The World Wide Web Consortium is currently reviewing a
request to use IBM's SpeechML as the standard for the new speech markup language.
SpeechML will allow Web designers to incorporate interactive speech into their Web
sites using new XML extensions. SpeechML will allow visitors to the site to listen
to all or a portion of the site, and also interact with the site using their voices.
Now, not getting to far ahead of myself, although these
products by Kurzweil and IBM promise to move us several steps closer to Tom and
Mary's conversation, they still lack the ability to recognize speech without
training the application first. And the best any of these products promise is an
accuracy rate of 90 percent. This maybe better than most typists, but in the case
of Tom and Mary, I think a zero-error rate is in order. Similarly, products offered
by other vendors like Creative Technologies and Dragon Systems require users to sit
for long hours in front of a computer before it can understand them. These vendor
products are similarly priced and require Pentium-class PC's with large hard drives
and a lot of system memory.
But don't despair. There are researchers at this moment trying to remove these
obstacles. For example, researchers at MIT's Laboratory for Computer Science are
developing systems that allow computers be controlled with voice commands without
all that training.
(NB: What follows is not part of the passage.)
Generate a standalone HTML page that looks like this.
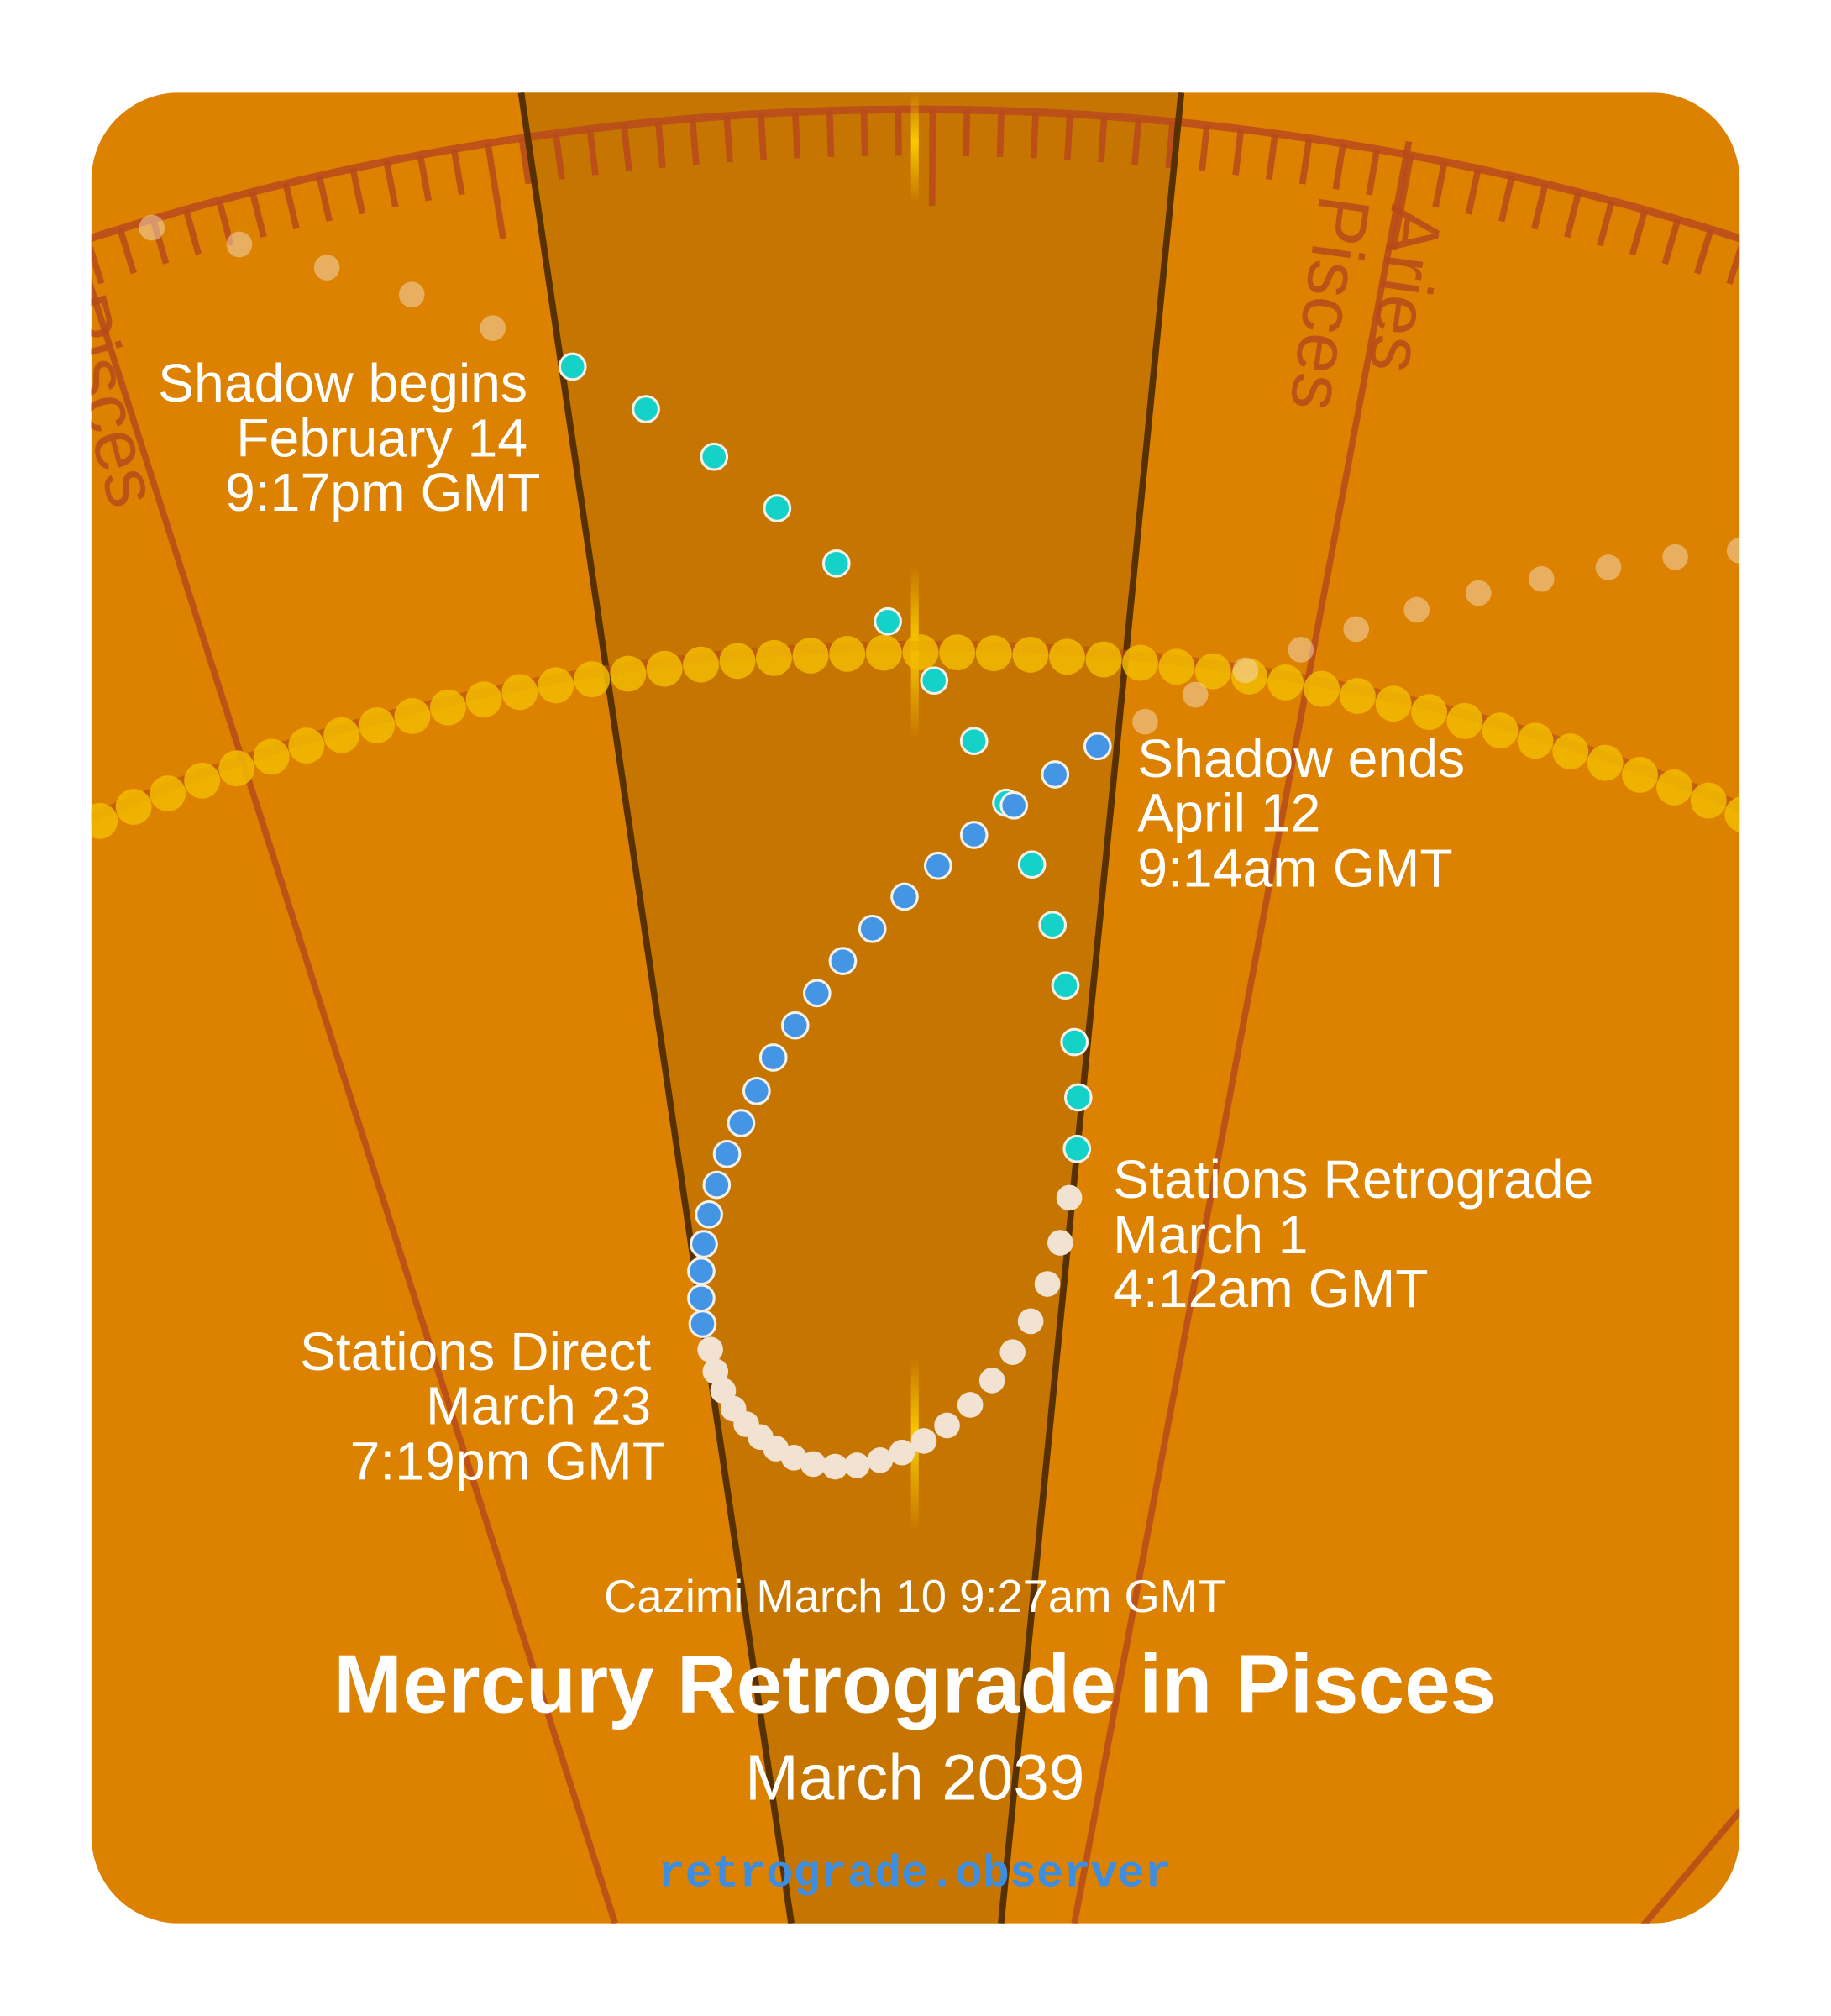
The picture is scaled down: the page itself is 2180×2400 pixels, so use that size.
<!DOCTYPE html>
<html><head><meta charset="utf-8"><style>
html,body{margin:0;padding:0;background:#fff;overflow:hidden;width:2180px;height:2400px;}
svg{display:block;}
text{font-family:"Liberation Sans",sans-serif;}
</style></head><body>
<svg id="s" width="2180" height="2400" viewBox="0 0 1423 1567" preserveAspectRatio="none" xmlns="http://www.w3.org/2000/svg">
<defs>
<clipPath id="card"><rect x="71" y="72" width="1281" height="1423" rx="68"/></clipPath>
<linearGradient id="yg" x1="0" y1="0" x2="0" y2="1">
<stop offset="0" stop-color="#ffd400" stop-opacity="0"/>
<stop offset="0.45" stop-color="#ffd400" stop-opacity="0.9"/>
<stop offset="1" stop-color="#ffd400" stop-opacity="0"/>
</linearGradient>
</defs>
<g clip-path="url(#card)">
<rect x="71" y="72" width="1281" height="1423" fill="#dd8200"/>
<polygon points="405,72 918,72 780,1495 612,1495" fill="#c67500"/>
<g id="bg"></g>
<line x1="405" y1="72" x2="615" y2="1495" stroke="#573200" stroke-width="5"/>
<line x1="918" y1="72" x2="778" y2="1495" stroke="#573200" stroke-width="5"/>
<rect x="708" y="72" width="6" height="85" fill="url(#yg)"/>
<rect x="708" y="440" width="6" height="135" fill="url(#yg)"/>
<rect x="708" y="1055" width="6" height="135" fill="url(#yg)"/>
<g fill="#b84a1c" opacity="0.85" font-size="57">
<text transform="translate(1026,150) rotate(98)">Pisces</text>
<text transform="translate(1082,158) rotate(98)">Aries</text>
<text transform="translate(43,235) rotate(75)">Pisces</text>
</g>
<g id="dots"></g>
</g>
<g fill="#fff" font-size="42">
<g text-anchor="end">
<text x="410" y="312">Shadow begins</text>
<text x="410" y="355">February 14</text>
<text x="420" y="397">9:17pm GMT</text>
<text x="506" y="1065">Stations Direct</text>
<text x="506" y="1107">March 23</text>
<text x="517" y="1150">7:19pm GMT</text>
</g>
<text x="884" y="604">Shadow ends</text>
<text x="884" y="646">April 12</text>
<text x="884" y="689">9:14am GMT</text>
<text x="865" y="931">Stations Retrograde</text>
<text x="865" y="974">March 1</text>
<text x="865" y="1016">4:12am GMT</text>
<text x="711" y="1253" text-anchor="middle" font-size="35.5">Cazimi March 10 9:27am GMT</text>
<text x="711" y="1331" text-anchor="middle" font-size="64" font-weight="bold">Mercury Retrograde in Pisces</text>
<text x="711" y="1399" text-anchor="middle" font-size="50">March 2039</text>
<text x="711" y="1466" text-anchor="middle" font-size="35" font-weight="bold" fill="#3d8ee0" style="font-family:'Liberation Mono',monospace">retrograde.observer</text>
</g>
</svg>
<script>
const NS="http://www.w3.org/2000/svg";
function el(p,t,a){const e=document.createElementNS(NS,t);for(const k in a)e.setAttribute(k,a[k]);p.appendChild(e);return e;}
const bg=document.getElementById('bg'),dots=document.getElementById('dots');
const red="#b84a1c";
const cx=711,cy=2183,R=2098;
el(bg,'circle',{cx:cx,cy:cy,r:R,fill:'none',stroke:red,'stroke-width':6,opacity:0.85});
const step=26.7/R;
for(let i=-30;i<=30;i++){
 const a=i*step+0.0066;
 const px=cx+R*Math.sin(a);
 let L=36;
 if(Math.abs(px-375)<13||Math.abs(px-725)<13||Math.abs(px-1090)<13)L=75;
 const x1=cx+R*Math.sin(a),y1=cy-R*Math.cos(a),x2=cx+(R-L)*Math.sin(a),y2=cy-(R-L)*Math.cos(a);
 el(bg,'line',{x1:x1,y1:y1,x2:x2,y2:y2,stroke:red,'stroke-width':5,opacity:0.85});
}
el(bg,'line',{x1:60,y1:190,x2:478,y2:1495,stroke:red,'stroke-width':5,opacity:0.85});
el(bg,'line',{x1:1095,y1:110,x2:835,y2:1495,stroke:red,'stroke-width':5,opacity:0.85});
el(bg,'line',{x1:1380,y1:1375,x2:1270,y2:1505,stroke:red,'stroke-width':5,opacity:0.85});
const sx=722,sy=2157,SR=1650;
el(dots,'circle',{cx:sx,cy:sy-5,r:SR,fill:'none',stroke:red,'stroke-width':8,opacity:0.6});
for(let i=-24;i<=24;i++){
 const a=i*28.5/SR-0.004;
 el(dots,'circle',{cx:sx+SR*Math.sin(a),cy:sy-SR*Math.cos(a),r:14,fill:'#f2bb00',opacity:0.85});
}
const faint=[[118,177],[186,190],[254,208],[320,229],[383,255],[1352,428],[1302,433],[1250,441],[1198,450],[1149,461],[1101,474],[1054,489],[1011,505],[968,521],[929,540],[890,561]];
faint.forEach(p=>el(dots,'circle',{cx:p[0],cy:p[1],r:10,fill:'#f5dcc0',opacity:0.5}));
const cream=[[831,931],[824,966],[814,998],[801,1027],[787,1051],[771,1073],[754,1092],[736,1108],[718,1120],[701,1129],[684,1135],[666,1139],[649,1140],[632,1138],[617,1133],[603,1126],[591,1117],[580,1107],[570,1095],[562,1081],[556,1066],[552,1049]];
cream.forEach(p=>el(dots,'circle',{cx:p[0],cy:p[1],r:10,fill:'#f1e2d2'}));
const teal=[[445,285],[502,318],[555,355],[604,395],[650,438],[690,483],[726,529],[757,576],[782,624],[802,672],[818,719],[828,766],[835,810],[838,853],[837,893]];
teal.forEach(p=>el(dots,'circle',{cx:p[0],cy:p[1],r:10,fill:'#14d2c8',stroke:'#f5f0e8','stroke-width':2}));
const blue=[[546,1029],[545,1009],[545,988],[547,967],[551,944],[557,921],[565,897],[576,873],[588,848],[601,822],[618,797],[635,772],[655,747],[678,722],[703,697],[729,673],[757,649],[788,626],[820,602],[853,580]];
blue.forEach(p=>el(dots,'circle',{cx:p[0],cy:p[1],r:10,fill:'#4595e5',stroke:'#f5f0e8','stroke-width':2}));
</script>
</body></html>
They called them "speech understanding systems." Their Jupiter
project is currently in use, and if a person calls 888-573-8255, he or she can get
information about the whether by simply speaking into the telephone. The system
uses speech recognition for voice commands and speech synthesis to prompt callers
and give them the results of their inquiries. Note however, this is not continuous
speech recognition. Other projects the MIT teams are currently working include a
mapping application and an airline information system. MIT researchers are primarily
focusing on telephone response systems because they believe these services will reach
more users, as there are more telephones in homes than computers.
Also, for the past twenty years, a research unit at the
University of Edinburgh has been researching voice technologies. The Center for
Speech Technology Research (CSTR) is researching ways to make computers understand
continuous speech without having to go through any training requirements. CSTR is
also developing humanlike speech synthesis and researching voice verification for
security systems. In the field of speech recognition, CSTR has been working with
the likes of Plessey and Marconi on a project called Alvey. Alvey, an integrated
speech demonstrator, uses knowledge based and statistical techniques to convert
speech to text.
CSTR has been a pioneer in the field of speech synthesis
as well. They have been developing a way to generate a natural sounding voice
through a method called "diphone synthesis." Combining stored speech samples with
the desired output creates smooth speech and controls the pitch and duration of the
sounds. CSTR released their Festival Speech Synthesis System and is downloadable
from the Internet for free. And lastly, CSTR has been researching voice verification
by comparing a speaker's voice with stored samples. According to CSTR, their system
is able to distinguish the difference between a recorded voice and a live voice.
The immediate future for voice technologies is promising.
Although each application discussed in this paper has some limitations, I believe two
or three versions down the road these obstacles will be overcome. In the interim,
the current offerings do allow users to be more productive in their offices and at
their homes. And in the case of physically impaired individuals, these new products
have opened avenues to information and other opportunities once thought forever
closed. Voice applications of the future are only going to improve because the
technology can only get better. Tom and Mary may have to wait for us to catch up,
but it's only a matter of time when human and machine will interact as they are
able. Maybe not during my lifetime, but someday it will happen.